> [Aim of the task]
Take the line containing "Give me the TikZ source for this diagram.", the line containing "(a3) at (362,114)", and all lines between them, and transcribe them exactly. Leave out pictures.
━━ Supplied records
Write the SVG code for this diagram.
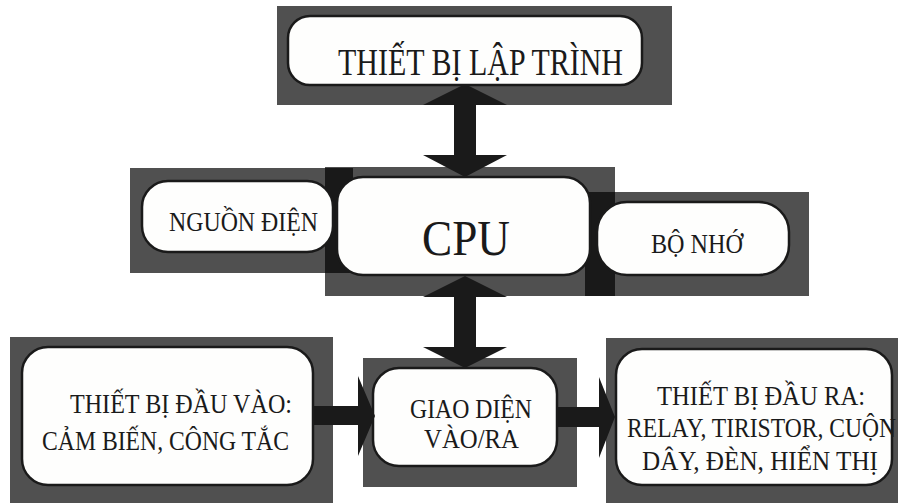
<svg xmlns="http://www.w3.org/2000/svg" width="901" height="503" viewBox="0 0 901 503">
<style>
.sh{fill:#000;fill-opacity:0.686}
.box{fill:#fefefd;stroke:#1a1a1a;stroke-width:2.5}
.t{font-family:"Liberation Serif","Times New Roman",serif;fill:#1a1a1a;font-size:27px}
.arr{fill:#1a1a1a}
</style>
<rect width="901" height="503" fill="#fff"/>
<g id="shadows">
<rect class="sh" x="277" y="6" width="395" height="99"/>
<rect class="sh" x="130" y="168" width="223" height="105"/>
<rect class="sh" x="325" y="167" width="290" height="129"/>
<rect class="sh" x="585" y="192" width="224" height="104"/>
<rect class="sh" x="10" y="337" width="323" height="166"/>
<rect class="sh" x="363" y="358" width="214" height="129"/>
<rect class="sh" x="606" y="338" width="292" height="165"/>
</g>
<g id="node-programmer">
<rect class="box" x="288" y="16" width="354" height="69" rx="22"/>
<text class="t" x="338" y="75" style="font-size:37px" textLength="285" lengthAdjust="spacingAndGlyphs">THIẾT BỊ LẬP TRÌNH</text>
</g>
<g id="node-power">
<rect class="box" x="142" y="181" width="191" height="71" rx="26"/>
<text class="t" x="169" y="231" textLength="149" lengthAdjust="spacingAndGlyphs">NGUỒN ĐIỆN</text>
</g>
<g id="node-cpu">
<rect class="box" x="337" y="177" width="253" height="98" rx="26"/>
<text class="t" x="422" y="255" style="font-size:50px" textLength="88" lengthAdjust="spacingAndGlyphs">CPU</text>
</g>
<g id="node-memory">
<rect class="box" x="597" y="202" width="192" height="73" rx="30"/>
<text class="t" x="651" y="253" textLength="92" lengthAdjust="spacingAndGlyphs">BỘ NHỚ</text>
</g>
<g id="node-input">
<rect class="box" x="22" y="347" width="291" height="138" rx="26"/>
<text class="t" x="70" y="413" textLength="222" lengthAdjust="spacingAndGlyphs">THIẾT BỊ ĐẦU VÀO:</text>
<text class="t" x="42" y="450" textLength="247" lengthAdjust="spacingAndGlyphs">CẢM BIẾN, CÔNG TẮC</text>
</g>
<g id="node-io">
<rect class="box" x="373" y="368" width="184" height="98" rx="26"/>
<text class="t" x="410" y="418" textLength="122" lengthAdjust="spacingAndGlyphs">GIAO DIỆN</text>
<text class="t" x="424" y="448" textLength="95" lengthAdjust="spacingAndGlyphs">VÀO/RA</text>
</g>
<g id="node-output">
<rect class="box" x="616" y="349" width="276" height="136" rx="26"/>
<text class="t" x="657" y="405" textLength="208" lengthAdjust="spacingAndGlyphs">THIẾT BỊ ĐẦU RA:</text>
<text class="t" x="627" y="437" textLength="269" lengthAdjust="spacingAndGlyphs">RELAY, TIRISTOR, CUỘN</text>
<text class="t" x="642" y="470" textLength="236" lengthAdjust="spacingAndGlyphs">DÂY, ĐÈN, HIỂN THỊ</text>
</g>
<g id="connectors">
<polygon class="arr" points="465,84 507,105 476,105 476,155 507,155 465,177 423,155 454,155 454,105 423,105"/>
<polygon class="arr" points="465,276 507,297 476,297 476,347 507,347 465,368 423,347 454,347 454,297 423,297"/>
<polygon class="arr" points="313,406 358,406 358,376 375,416 358,456 358,425 313,425"/>
<polygon class="arr" points="557,407 599,407 599,377 615,417 599,458 599,427 557,427"/>
</g>
</svg>
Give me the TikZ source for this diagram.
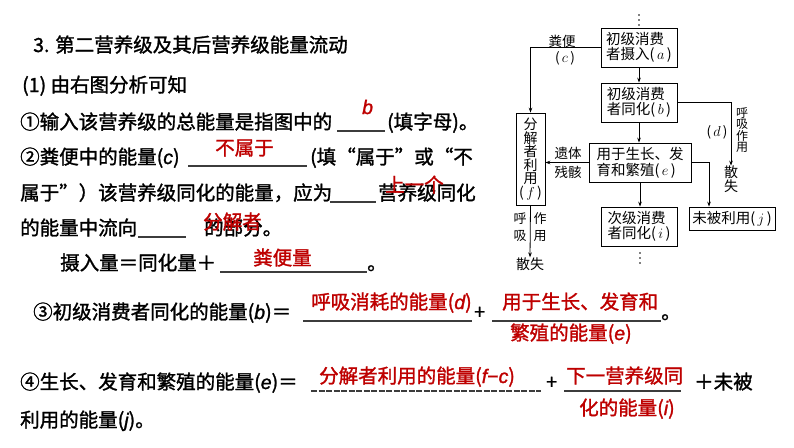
\documentclass[tikz,border=0pt]{standalone}
\usepackage{fontspec}
\setmainfont{Liberation Sans}
\newfontfamily\cjk{Noto Sans CJK SC}[FakeBold=1.4]
\newfontfamily\cjkd{Noto Sans CJK SC}
\newfontfamily\lat{Liberation Sans}[FakeBold=1.4]
\usetikzlibrary{arrows.meta}
\definecolor{ansred}{RGB}{190,0,0}
\definecolor{uline}{RGB}{60,60,60}
\newcommand\li[1]{{\lat\itshape #1}}
\begin{document}
\begin{tikzpicture}[x=1pt,y=-1pt,
  txt/.style={inner sep=0pt, anchor=base west, font=\cjk\fontsize{19.5}{22}\selectfont},
  ans/.style={txt, text=ansred},
  ul/.style={draw=uline, line width=1.3pt},
  box/.style={draw, line width=0.8pt, inner sep=0pt, align=left, font=\cjkd\fontsize{14.5}{15.6}\selectfont},
  lbl/.style={inner sep=0pt, font=\cjkd\fontsize{13.5}{14}\selectfont, align=center},
  arr/.style={draw, line width=0.8pt, -{Stealth[length=5pt,width=3.6pt]}},
  ln/.style={draw, line width=0.8pt},
  dot/.style={fill, circle, inner sep=0pt, minimum size=1.6pt}
]
\fill[white] (0,0) rectangle (794,447);
\useasboundingbox (0,0) rectangle (794,447);

% ---------- left text ----------
\node[txt] (t1) at (33,52) {3. 第二营养级及其后营养级能量流动};
\node[txt] (t2) at (22,92) {(1) 由右图分析可知};

\node[txt] (t3a) at (20,129) {①输入该营养级的总能量是指图中的};
\coordinate (u3a) at (337,131); \coordinate (u3b) at (385,131);
\draw[ul] (u3a) -- (u3b);
\node[txt] (t3b) at (387,129) {(填字母)。};
\node[ans] (a3) at (362,114) {\li{b}};

\node[txt] (t4a) at (20,164) {②粪便中的能量(\li{c})};
\coordinate (u4a) at (188,166); \coordinate (u4b) at (307,166);
\draw[ul] (u4a) -- (u4b);
\node[txt] (t4b) at (310,164) {(填“属于”或“不};
\node[ans] (a4) at (215,155) {不属于};

\node[txt] (t5a) at (20,200) {属于”）该营养级同化的能量，应为};
\coordinate (u5a) at (330,202); \coordinate (u5b) at (376,202);
\draw[ul] (u5a) -- (u5b);
\node[txt] (t5b) at (378,200) {营养级同化};
\node[ans] (a5) at (385,192) {上一个};

\node[txt] (t6a) at (20,235) {的能量中流向};
\coordinate (u6a) at (138,237); \coordinate (u6b) at (186,237);
\draw[ul] (u6a) -- (u6b);
\node[txt] (t6b) at (204,235) {的部分。};
\node[ans] (a6) at (203,229) {分解者};

\node[txt] (t7a) at (60,270) {摄入量＝同化量＋};
\coordinate (u7a) at (220,272); \coordinate (u7b) at (367,272);
\draw[ul] (u7a) -- (u7b);
\node[txt] (t7b) at (367,270) {。};
\node[ans] (a7) at (253,265) {粪便量};

\node[txt] (t8a) at (33,319) {③初级消费者同化的能量(\li{b})＝};
\coordinate (u8a) at (303,321); \coordinate (u8b) at (472,321);
\draw[ul] (u8a) -- (u8b);
\node[ans] (a8a) at (311,309) {呼吸消耗的能量(\li{d})};
\node[txt] (t8b) at (474,319) {+};
\coordinate (u8c) at (492,321); \coordinate (u8d) at (661,321);
\draw[ul] (u8c) -- (u8d);
\node[ans] (a8b) at (502,309) {用于生长、发育和};
\node[ans] (a8c) at (510,340) {繁殖的能量(\li{e})};
\node[txt] (t8c) at (661,319) {。};

\node[txt] (t9a) at (20,389) {④生长、发育和繁殖的能量(\li{e})＝};
\coordinate (u9a) at (311,391); \coordinate (u9b) at (541,391);
\draw[ul, dash pattern=on 6pt off 1.5pt] (u9a) -- (u9b);
\node[ans] (a9a) at (319,383) {分解者利用的能量(\li{f}{\lat −}\li{c})};
\node[txt] (t9b) at (546,389) {+};
\coordinate (u9c) at (564,391); \coordinate (u9d) at (681,391);
\draw[ul] (u9c) -- (u9d);
\node[ans] (a9b) at (566,383) {下一营养级同};
\node[ans] (a9c) at (579,415) {化的能量(\li{i})};
\node[txt] (t9c) at (694,389) {＋未被};
\node[txt] (t10) at (20,427) {利用的能量(\li{j})。};

% ---------- diagram ----------
\node[box, minimum width=76pt, minimum height=39pt] (a) at (639,47.5) {初级消费\\者摄入(\,$a$\,)};
\node[box, minimum width=76pt, minimum height=39pt] (b) at (639,102.5) {初级消费\\者同化(\,$b$\,)};
\node[box, minimum width=102pt, minimum height=39pt] (e) at (640,162.5) {用于生长、发\\育和繁殖(\,$e$\,)};
\node[box, minimum width=76pt, minimum height=39pt] (i) at (639,226.5) {次级消费\\者同化(\,$i$\,)};
\node[box, minimum width=86pt, minimum height=23pt] (j) at (732,218.5) {未被利用(\,$j$\,)};
\node[box, align=center, minimum width=29pt, minimum height=92pt, font=\cjkd\fontsize{14}{13.5}\selectfont] (f) at (530.5,159) {分\\解\\者\\利\\用\\(\,$f$\,)};

\node[dot] (d1) at (639,15) {}; \node[dot] (d2) at (639,20) {}; \node[dot] (d3) at (639,25) {};
\node[dot] (d4) at (640,253) {}; \node[dot] (d5) at (640,258) {}; \node[dot] (d6) at (640,263) {};

\node[lbl] (lc1) at (562,41) {粪便};
\node[lbl] (lc2) at (565,58) {(\,$c$\,)};
\node[lbl] (ld) at (717,132) {(\,$d$\,)};
\node[lbl, font=\cjkd\fontsize{12}{11.5}\selectfont] (lr) at (742,130) {呼\\吸\\作\\用};
\node[lbl, font=\cjkd\fontsize{14}{13.5}\selectfont] (s1) at (731,179) {散\\失};
\node[lbl] (ly1) at (568,153) {遗体};
\node[lbl] (ly2) at (568,172) {残骸};
\node[lbl, font=\cjkd\fontsize{14}{14}\selectfont] (s2) at (530,264) {散失};
\node[lbl, font=\cjkd\fontsize{13}{13}\selectfont] (h1) at (520,219) {呼};
\node[lbl, font=\cjkd\fontsize{13}{13}\selectfont] (h2) at (520,236) {吸};
\node[lbl, font=\cjkd\fontsize{13}{13}\selectfont] (h3) at (540,219) {作};
\node[lbl, font=\cjkd\fontsize{13}{13}\selectfont] (h4) at (540,236) {用};

\draw[arr] (a) -- (b);
\draw[arr] (b) -- (e.north -| b);
\draw[arr] (a.west) -| (f.north);
\draw[arr] (b.east) -| (s1.north);
\draw[arr] (e.west) -- (e.west -| f.east);
\coordinate (ej) at (709,162.5);
\draw[arr] (e.east) -- (ej) -- (ej |- j.north);
\draw[arr] (e.south) -- (e.south |- i.north);
\draw[arr] (f.south) -- (s2.north);
\end{tikzpicture}
\end{document}
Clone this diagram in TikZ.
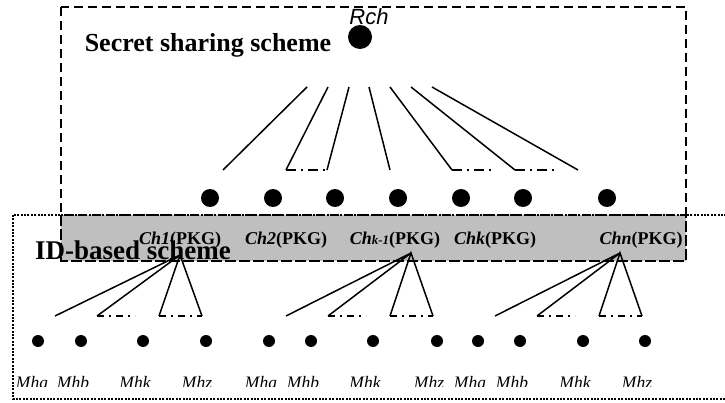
\documentclass[tikz,border=0pt]{standalone}
\usepackage{fontspec}
\setmainfont{Liberation Serif}
\newfontfamily\rchfont{Liberation Sans}
\usetikzlibrary{calc}

\begin{document}
\begin{tikzpicture}[x=1pt,y=-1pt,
  bigdot/.style={circle,fill=black,inner sep=0pt,minimum size=24pt},
  chdot/.style={circle,fill=black,inner sep=0pt,minimum size=18pt},
  mdot/.style={circle,fill=black,inner sep=0pt,minimum size=12pt},
  chlabel/.style={font=\fontsize{18}{20}\selectfont\bfseries,inner sep=0pt,anchor=base},
  mlabel/.style={font=\fontsize{17.5}{19}\selectfont\itshape,inner sep=0pt,anchor=base},
  title/.style={font=\fontsize{26}{28}\selectfont\bfseries,inner sep=0pt,anchor=base},
  link/.style={line width=1.5pt},
  dashdot/.style={line width=1.5pt,dash pattern=on 10pt off 5pt on 2pt off 5pt},
  smalldashdot/.style={line width=1.5pt,dash pattern=on 7pt off 5pt on 2pt off 5pt},
  boxdash/.style={line width=2.2pt,dash pattern=on 9pt off 5pt},
  boxdot/.style={line width=2pt,dash pattern=on 2pt off 1.4pt}]
  \useasboundingbox (0,0) rectangle (725,403);

  % Boxes
  \draw[boxdash,fill=gray!50] (61,215) rectangle (686,261);
  \draw[boxdot] (13,215) rectangle (745,399);
  \draw[boxdash] (61,7) rectangle (686,261);

  % Titles
  \node[title] (sss) at (208,52) {Secret sharing scheme};
  \node[title,font=\fontsize{27}{29}\selectfont\bfseries] (ibs) at (133,260) {ID-based scheme};

  % Root
  \node[bigdot] (Rch) at (360,37) {};
  \node[font=\rchfont\fontsize{22}{24}\selectfont\itshape,inner sep=0pt,anchor=base] (Rchlbl) at (369,25) {Rch};

  % Share holders
  \node[chdot] (c1) at (210,198) {};
  \node[chdot] (c2) at (273,198) {};
  \node[chdot] (c3) at (335,198) {};
  \node[chdot] (c4) at (398,198) {};
  \node[chdot] (c5) at (461,198) {};
  \node[chdot] (c6) at (523,198) {};
  \node[chdot] (c7) at (607,198) {};

  \node[chlabel] (ch1) at (180,244) {\textit{Ch1}(PKG)};
  \node[chlabel] (ch2) at (286,244) {\textit{Ch2}(PKG)};
  \node[chlabel] (chk1) at (395,244) {\textit{Ch{\fontsize{13}{14}\selectfont k-1}}(PKG)};
  \node[chlabel] (chk) at (495,244) {\textit{Chk}(PKG)};
  \node[chlabel] (chn) at (641,244) {\textit{Chn}(PKG)};

  % Upper fan
  \coordinate (t1) at (307,87);
  \coordinate (t2) at (328,87);
  \coordinate (t3) at (349,87);
  \coordinate (t4) at (369,87);
  \coordinate (t5) at (390,87);
  \coordinate (t6) at (411,87);
  \coordinate (t7) at (432,87);
  \coordinate (b1) at (223,170);
  \coordinate (b2) at (286,170);
  \coordinate (b3) at (327,170);
  \coordinate (b4) at (390,170);
  \coordinate (b5) at (452,170);
  \coordinate (b6) at (515,170);
  \coordinate (b7) at (578,170);
  \coordinate (e5) at (493,170);
  \coordinate (e6) at (555,170);

  \draw[link] (t1) -- (b1);
  \draw[link] (t2) -- (b2);
  \draw[link] (t3) -- (b3);
  \draw[link] (t4) -- (b4);
  \draw[link] (t5) -- (b5);
  \draw[link] (t6) -- (b6);
  \draw[link] (t7) -- (b7);
  \draw[dashdot] (b2) -- (b3);
  \draw[dashdot] (b5) -- (e5);
  \draw[dashdot] (b6) -- (e6);

  % Lower fans
  \coordinate (p1) at (180,255);
  \coordinate (p2) at (411,253);
  \coordinate (p3) at (620,253);

  \coordinate (q1a) at (55,316);
  \coordinate (q1b) at (97,316);
  \coordinate (q1c) at (135,316);
  \coordinate (q1k) at (159,316);
  \coordinate (q1z) at (202,316);
  \coordinate (q2a) at (286,316);
  \coordinate (q2b) at (328,316);
  \coordinate (q2c) at (366,316);
  \coordinate (q2k) at (390,316);
  \coordinate (q2z) at (433,316);
  \coordinate (q3a) at (495,316);
  \coordinate (q3b) at (537,316);
  \coordinate (q3c) at (575,316);
  \coordinate (q3k) at (599,316);
  \coordinate (q3z) at (642,316);

  \draw[link] (q1a) -- (p1) -- (q1b);
  \draw[link] (q1k) -- (p1) -- (q1z);
  \draw[smalldashdot] (q1b) -- (q1c);
  \draw[smalldashdot] (q1k) -- (q1z);
  \draw[link] (q2a) -- (p2) -- (q2b);
  \draw[link] (q2k) -- (p2) -- (q2z);
  \draw[smalldashdot] (q2b) -- (q2c);
  \draw[smalldashdot] (q2k) -- (q2z);
  \draw[link] (q3a) -- (p3) -- (q3b);
  \draw[link] (q3k) -- (p3) -- (q3z);
  \draw[smalldashdot] (q3b) -- (q3c);
  \draw[smalldashdot] (q3k) -- (q3z);

  % Members
  \node[mdot] (m1a) at (38,341) {};
  \node[mdot] (m1b) at (81,341) {};
  \node[mdot] (m1k) at (143,341) {};
  \node[mdot] (m1z) at (206,341) {};
  \node[mdot] (m2a) at (269,341) {};
  \node[mdot] (m2b) at (311,341) {};
  \node[mdot] (m2k) at (373,341) {};
  \node[mdot] (m2z) at (437,341) {};
  \node[mdot] (m3a) at (478,341) {};
  \node[mdot] (m3b) at (520,341) {};
  \node[mdot] (m3k) at (583,341) {};
  \node[mdot] (m3z) at (645,341) {};

  \begin{scope}
    \clip (0,0) rectangle (725,386);
    \node[mlabel] (l1a) at (32,388.5) {Mha};
    \node[mlabel] (l1b) at (73,388.5) {Mhb};
    \node[mlabel] (l1k) at (135,388.5) {Mhk};
    \node[mlabel] (l1z) at (197,388.5) {Mhz};
    \node[mlabel] (l2a) at (261,388.5) {Mha};
    \node[mlabel] (l2b) at (303,388.5) {Mhb};
    \node[mlabel] (l2k) at (365,388.5) {Mhk};
    \node[mlabel] (l2z) at (429,388.5) {Mhz};
    \node[mlabel] (l3a) at (470,388.5) {Mha};
    \node[mlabel] (l3b) at (512,388.5) {Mhb};
    \node[mlabel] (l3k) at (575,388.5) {Mhk};
    \node[mlabel] (l3z) at (637,388.5) {Mhz};
  \end{scope}
\end{tikzpicture}
\end{document}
━━━━
> [Result of the task]
Give me the TikZ source for this diagram.
\documentclass[tikz,border=0pt]{standalone}
\usepackage{fontspec}
\setmainfont{Liberation Sans}
\newfontfamily\cjk{Noto Sans CJK SC}[FakeBold=1.4]
\newfontfamily\cjkd{Noto Sans CJK SC}
\newfontfamily\lat{Liberation Sans}[FakeBold=1.4]
\usetikzlibrary{arrows.meta}
\definecolor{ansred}{RGB}{190,0,0}
\definecolor{uline}{RGB}{60,60,60}
\newcommand\li[1]{{\lat\itshape #1}}
\begin{document}
\begin{tikzpicture}[x=1pt,y=-1pt,
  txt/.style={inner sep=0pt, anchor=base west, font=\cjk\fontsize{19.5}{22}\selectfont},
  ans/.style={txt, text=ansred},
  ul/.style={draw=uline, line width=1.3pt},
  box/.style={draw, line width=0.8pt, inner sep=0pt, align=left, font=\cjkd\fontsize{14.5}{15.6}\selectfont},
  lbl/.style={inner sep=0pt, font=\cjkd\fontsize{13.5}{14}\selectfont, align=center},
  arr/.style={draw, line width=0.8pt, -{Stealth[length=5pt,width=3.6pt]}},
  ln/.style={draw, line width=0.8pt},
  dot/.style={fill, circle, inner sep=0pt, minimum size=1.6pt}
]
\fill[white] (0,0) rectangle (794,447);
\useasboundingbox (0,0) rectangle (794,447);

% ---------- left text ----------
\node[txt] (t1) at (33,52) {3. 第二营养级及其后营养级能量流动};
\node[txt] (t2) at (22,92) {(1) 由右图分析可知};

\node[txt] (t3a) at (20,129) {①输入该营养级的总能量是指图中的};
\coordinate (u3a) at (337,131); \coordinate (u3b) at (385,131);
\draw[ul] (u3a) -- (u3b);
\node[txt] (t3b) at (387,129) {(填字母)。};
\node[ans] (a3) at (362,114) {\li{b}};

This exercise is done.